#### Source data
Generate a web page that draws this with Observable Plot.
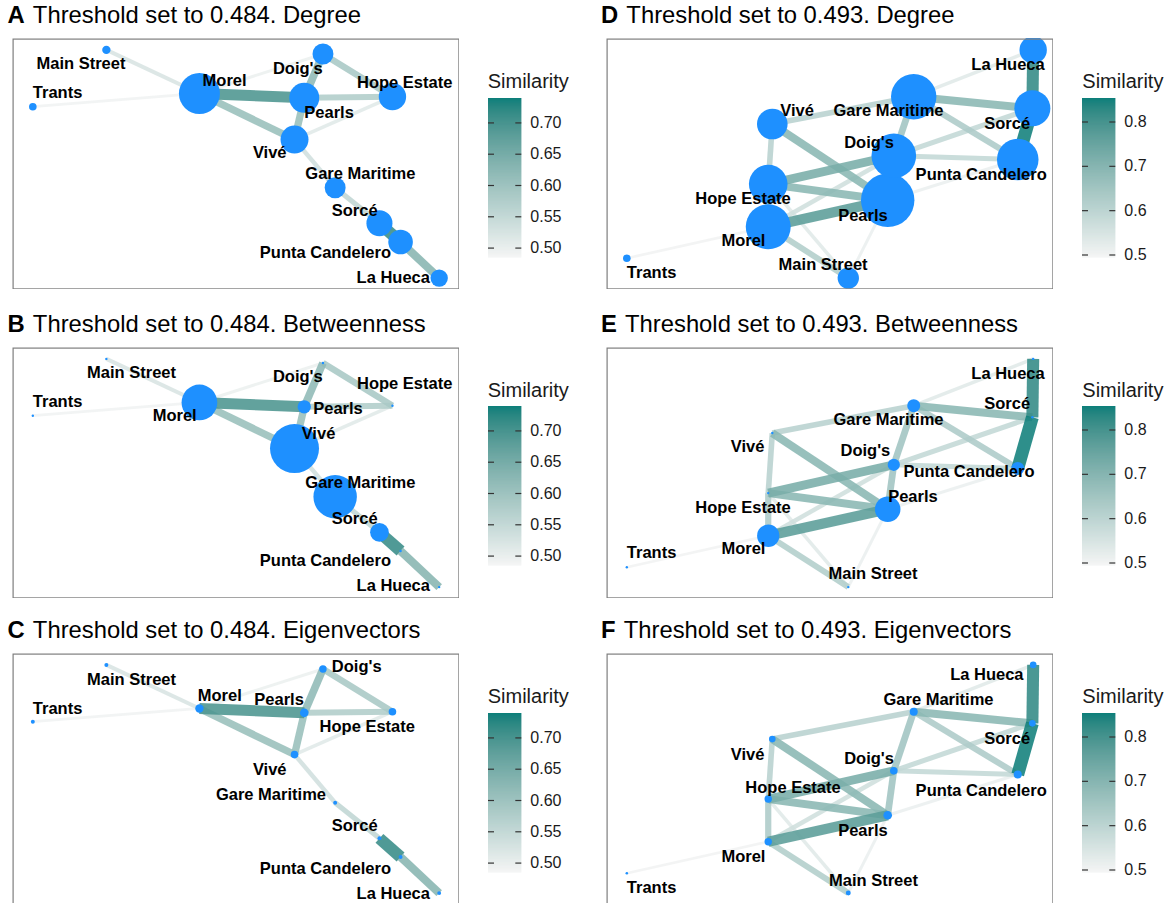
<!DOCTYPE html>
<html><head><meta charset="utf-8">
<script src="https://cdn.jsdelivr.net/npm/d3@7"></script>
<script src="https://cdn.jsdelivr.net/npm/@observablehq/plot@0.6"></script>
<style>
html,body{margin:0;padding:0;overflow:hidden;background:#fff;}
#root{position:relative;width:1172px;height:903px;overflow:hidden;font-family:"Liberation Sans",Arial,Helvetica,sans-serif;}
.title{position:absolute;font-size:23.8px;line-height:23.8px;white-space:nowrap;color:#000;}
.title b{margin-right:2px}
.ltitle{position:absolute;font-size:20px;line-height:20px;white-space:nowrap;color:#1a1a1a;}
</style></head><body><div id="root"></div>
<script>
// ---------- data ----------
const nodeNames = ["Main Street","Trants","Morel","Doig's","Pearls","Hope Estate","Vivé","Gare Maritime","Sorcé","Punta Candelero","La Hueca"];

// network layout, threshold 0.484 (layout units)
const layout484X = [18.1, 0, 41.0, 71.4, 66.8, 88.5, 64.4, 74.4, 85.3, 90.5, 100];
const layout484Y = [100, 75.1, 80.9, 98.2, 79.0, 79.5, 60.7, 39.6, 24.0, 15.8, 0];
// network layout, threshold 0.493
const layout493X = [54.5, 0, 34.8, 65.7, 64.2, 34.8, 35.8, 70.6, 99.8, 96.2, 100];
const layout493Y = [0, 8.7, 22.5, 53.6, 34.1, 41.2, 67.5, 79.5, 74.4, 52.0, 100];

// edges [from, to, similarity]
const edges484 = [
  ["Trants","Morel",0.49],
  ["Morel","Doig's",0.495],
  ["Vivé","Hope Estate",0.51],
  ["Main Street","Morel",0.52],
  ["Vivé","Gare Maritime",0.53],
  ["Gare Maritime","Sorcé",0.55],
  ["Pearls","Hope Estate",0.57],
  ["Doig's","Hope Estate",0.58],
  ["Morel","Vivé",0.60],
  ["Pearls","Vivé",0.60],
  ["Doig's","Pearls",0.61],
  ["Punta Candelero","La Hueca",0.62],
  ["Morel","Pearls",0.69],
  ["Sorcé","Punta Candelero",0.71]
];
const edges493 = [
  ["Trants","Morel",0.50],
  ["Pearls","Main Street",0.51],
  ["Pearls","Punta Candelero",0.51],
  ["Hope Estate","Main Street",0.53],
  ["Gare Maritime","La Hueca",0.53],
  ["Morel","Doig's",0.56],
  ["Doig's","Sorcé",0.58],
  ["Doig's","Punta Candelero",0.58],
  ["Hope Estate","Vivé",0.60],
  ["Vivé","Gare Maritime",0.60],
  ["Morel","Main Street",0.61],
  ["Morel","Hope Estate",0.62],
  ["Gare Maritime","Punta Candelero",0.62],
  ["Doig's","Pearls",0.64],
  ["Gare Maritime","Doig's",0.64],
  ["Hope Estate","Pearls",0.68],
  ["Vivé","Pearls",0.68],
  ["Gare Maritime","Sorcé",0.68],
  ["Hope Estate","Doig's",0.71],
  ["Morel","Pearls",0.76],
  ["Sorcé","La Hueca",0.82],
  ["Sorcé","Punta Candelero",0.85]
];

// node centralities (same order as nodeNames)
const degree484      = [0.57, 0.52, 2.80, 1.43, 2.05, 1.87, 1.91, 1.43, 1.78, 1.68, 1.19];
const betweenness484 = [0, 0, 18.6, 0, 6.1, 0, 26, 22.9, 9.1, 0, 0];
const eigen484       = [0.30, 0.30, 0.97, 0.82, 1.00, 0.85, 0.85, 0.30, 0.30, 0.30, 0.28];
const degree493      = [1.46, 0.52, 3.07, 3.05, 3.65, 2.64, 2.09, 3.10, 2.46, 2.84, 1.87];
const betweenness493 = [0, 0, 11.1, 5.5, 12.9, 0, 0, 5.9, 0, 5.9, 0];
const eigen493       = [0.45, 0.09, 0.82, 0.85, 1.00, 0.82, 0.70, 0.91, 0.70, 0.91, 0.70];

// label anchor positions (layout units) per panel
const labelAX = [11.85, 6.1, 47.2, 65.2, 72.9, 91.5, 58.3, 80.6, 79.2, 72.0, 88.7];
const labelAY = [93.8, 81.1, 86.7, 91.9, 72.4, 85.5, 54.8, 45.8, 29.7, 11.3, 0.3];
const labelBX = [24.3, 6.1, 34.9, 65.2, 75.1, 91.5, 70.3, 80.6, 79.2, 72.0, 88.7];
const labelBY = [93.8, 81.1, 75.1, 92.3, 78.0, 89.0, 67.3, 45.8, 29.9, 11.7, 0.6];
const labelCX = [24.3, 6.1, 46.0, 79.7, 60.6, 82.3, 58.3, 58.6, 79.2, 72.0, 88.7];
const labelCY = [93.6, 80.8, 86.3, 99.0, 84.8, 72.9, 54.0, 42.9, 29.7, 10.8, -0.2];
const labelDX = [48.3, 6.1, 28.7, 59.6, 58.1, 28.6, 41.9, 64.4, 93.6, 87.2, 93.8];
const labelDY = [5.8, 2.5, 16.2, 59.4, 27.4, 34.6, 73.2, 73.2, 67.8, 45.5, 93.3];
const labelEX = [60.6, 6.1, 28.7, 58.7, 70.4, 28.6, 29.7, 64.4, 93.6, 84.2, 93.8];
const labelEY = [6.0, 15.1, 16.6, 59.8, 39.7, 34.6, 61.7, 73.4, 80.4, 50.7, 93.5];
const labelFX = [60.7, 6.1, 28.7, 59.6, 58.1, 40.9, 29.7, 76.7, 93.6, 87.2, 88.6];
const labelFY = [5.5, 2.5, 15.9, 59.0, 27.4, 46.2, 60.7, 84.9, 67.8, 44.8, 95.8];

// legend
const thresholds = [0.484, 0.493];
const similarityMax = [0.739, 0.853];
const legendTicks484 = [0.50, 0.55, 0.60, 0.65, 0.70];
const legendTicks493 = [0.5, 0.6, 0.7, 0.8];

// ---------- drawing ----------
const FONT = '"Liberation Sans", Arial, Helvetica, sans-serif';
const LOW = "#f5f5f5", HIGH = "#0b7f7a";
const root = document.getElementById("root");
function place(el, left, top) {
  el.style.position = "absolute";
  el.style.left = left + "px";
  el.style.top = top + "px";
  root.appendChild(el);
}
const idx = new Map(nodeNames.map((n, i) => [n, i]));

const rScales = {
  Degree: {type: "linear", domain: [0, 1], range: [0, 7.32]},
  Betweenness: {type: "linear", domain: [0, 26], range: [1.2, 24.5]},
  Eigenvectors: {type: "linear", domain: [0, 1], range: [1, 4.3]}
};

function networkPanel(p) {
  const nodes = nodeNames.map((name, i) => ({name, x: p.lx[i], y: p.ly[i], size: p.size[i], tx: p.tx[i], ty: p.ty[i]}));
  const links = p.edges.map(([a, b, w]) => ({
    x1: p.lx[idx.get(a)], y1: p.ly[idx.get(a)],
    x2: p.lx[idx.get(b)], y2: p.ly[idx.get(b)], w
  })).sort((u, v) => u.w - v.w);
  const widthScale = d3.scaleLinear([p.thr, p.max], [2.5, 13]);
  return Plot.plot({
    width: 447, height: 251, margin: 0,
    style: {fontFamily: FONT, background: "transparent"},
    x: {domain: [-5, 105], axis: null},
    y: {domain: [-5, 105], axis: null},
    color: {type: "linear", domain: [p.thr, p.max], range: [LOW, HIGH], interpolate: "lab"},
    r: rScales[p.measure],
    marks: [
      Plot.link(links, {x1: "x1", y1: "y1", x2: "x2", y2: "y2", stroke: "w",
        strokeWidth: d => widthScale(d.w), strokeOpacity: 0.88}),
      Plot.dot(nodes, {x: "x", y: "y", r: "size", fill: "#1e90ff"}),
      Plot.text(nodes, {x: "tx", y: "ty", text: "name", fontSize: 16.5, fontWeight: "bold", fill: "#000"}),
      Plot.frame({stroke: "#7f7f7f", strokeWidth: 1.2, inset: 0.6})
    ]
  });
}

function legendPlot(thr, max, ticks, fmt) {
  const N = 160;
  const step = (max - thr) / N;
  const stripes = d3.range(N).map(i => ({
    a: thr + step * i,
    b: Math.min(max, thr + step * (i + 1.5)),
    m: thr + step * (i + 0.5)
  }));
  return Plot.plot({
    width: 104, height: 200,
    marginLeft: 10, marginRight: 60.7, marginTop: 20, marginBottom: 20.4,
    style: {fontFamily: FONT, fontSize: "16px", color: "#1a1a1a", background: "transparent"},
    x: {domain: [0, 1], axis: null},
    y: {domain: [thr, max], axis: "right", ticks: ticks, tickFormat: fmt, tickSize: 0, tickPadding: 8.5, label: null},
    color: {type: "linear", domain: [thr, max], range: [LOW, HIGH], interpolate: "lab"},
    marks: [
      Plot.rect(stripes, {x1: () => 0, x2: () => 1, y1: "a", y2: "b", fill: "m"}),
      Plot.ruleY(ticks, {y: d => d, x1: () => 0, x2: () => 0.18, stroke: "#333", strokeWidth: 1.2}),
      Plot.ruleY(ticks, {y: d => d, x1: () => 0.82, x2: () => 1, stroke: "#333", strokeWidth: 1.2})
    ]
  });
}

const cols = [
  {titleLeft: 7.5, frameLeft: 12, barLeft: 487.7, thrIdx: 0, lx: layout484X, ly: layout484Y, edges: edges484, ticks: legendTicks484, fmt: ".2f"},
  {titleLeft: 601, frameLeft: 606, barLeft: 1082.3, thrIdx: 1, lx: layout493X, ly: layout493Y, edges: edges493, ticks: legendTicks493, fmt: ".1f"}
];
const rowTops = [38.3, 346.7, 653.3];
const measures = ["Degree", "Betweenness", "Eigenvectors"];
const sizes = [[degree484, betweenness484, eigen484], [degree493, betweenness493, eigen493]];
const labelsX = [[labelAX, labelBX, labelCX], [labelDX, labelEX, labelFX]];
const labelsY = [[labelAY, labelBY, labelCY], [labelDY, labelEY, labelFY]];
const letters = [["A", "B", "C"], ["D", "E", "F"]];

cols.forEach((c, ci) => {
  const thr = thresholds[c.thrIdx], max = similarityMax[c.thrIdx];
  rowTops.forEach((top, ri) => {
    const t = document.createElement("div");
    t.className = "title";
    t.innerHTML = `<b>${letters[ci][ri]}</b> Threshold set to ${thr.toFixed(3)}. ${measures[ri]}`;
    place(t, c.titleLeft, top - 15 - 20.1);

    const svg = networkPanel({
      thr, max, measure: measures[ri], lx: c.lx, ly: c.ly, edges: c.edges,
      size: sizes[ci][ri], tx: labelsX[ci][ri], ty: labelsY[ci][ri]
    });
    place(svg, c.frameLeft, top);

    const lt = document.createElement("div");
    lt.className = "ltitle";
    lt.textContent = "Similarity";
    place(lt, c.barLeft, top + 50 - 16.9);

    const leg = legendPlot(thr, max, c.ticks, c.fmt);
    place(leg, c.barLeft - 10, top + 59.4 - 20);
  });
});
</script></body></html>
########
§ Aim
Transcribe the opening line of the listing above, please, and every line after it through the line with "74.4, 52.0, 100];", word for word, without pictures.

§ Finished exercise
Generate a web page that draws this with Observable Plot.
<!DOCTYPE html>
<html><head><meta charset="utf-8">
<script src="https://cdn.jsdelivr.net/npm/d3@7"></script>
<script src="https://cdn.jsdelivr.net/npm/@observablehq/plot@0.6"></script>
<style>
html,body{margin:0;padding:0;overflow:hidden;background:#fff;}
#root{position:relative;width:1172px;height:903px;overflow:hidden;font-family:"Liberation Sans",Arial,Helvetica,sans-serif;}
.title{position:absolute;font-size:23.8px;line-height:23.8px;white-space:nowrap;color:#000;}
.title b{margin-right:2px}
.ltitle{position:absolute;font-size:20px;line-height:20px;white-space:nowrap;color:#1a1a1a;}
</style></head><body><div id="root"></div>
<script>
// ---------- data ----------
const nodeNames = ["Main Street","Trants","Morel","Doig's","Pearls","Hope Estate","Vivé","Gare Maritime","Sorcé","Punta Candelero","La Hueca"];

// network layout, threshold 0.484 (layout units)
const layout484X = [18.1, 0, 41.0, 71.4, 66.8, 88.5, 64.4, 74.4, 85.3, 90.5, 100];
const layout484Y = [100, 75.1, 80.9, 98.2, 79.0, 79.5, 60.7, 39.6, 24.0, 15.8, 0];
// network layout, threshold 0.493
const layout493X = [54.5, 0, 34.8, 65.7, 64.2, 34.8, 35.8, 70.6, 99.8, 96.2, 100];
const layout493Y = [0, 8.7, 22.5, 53.6, 34.1, 41.2, 67.5, 79.5, 74.4, 52.0, 100];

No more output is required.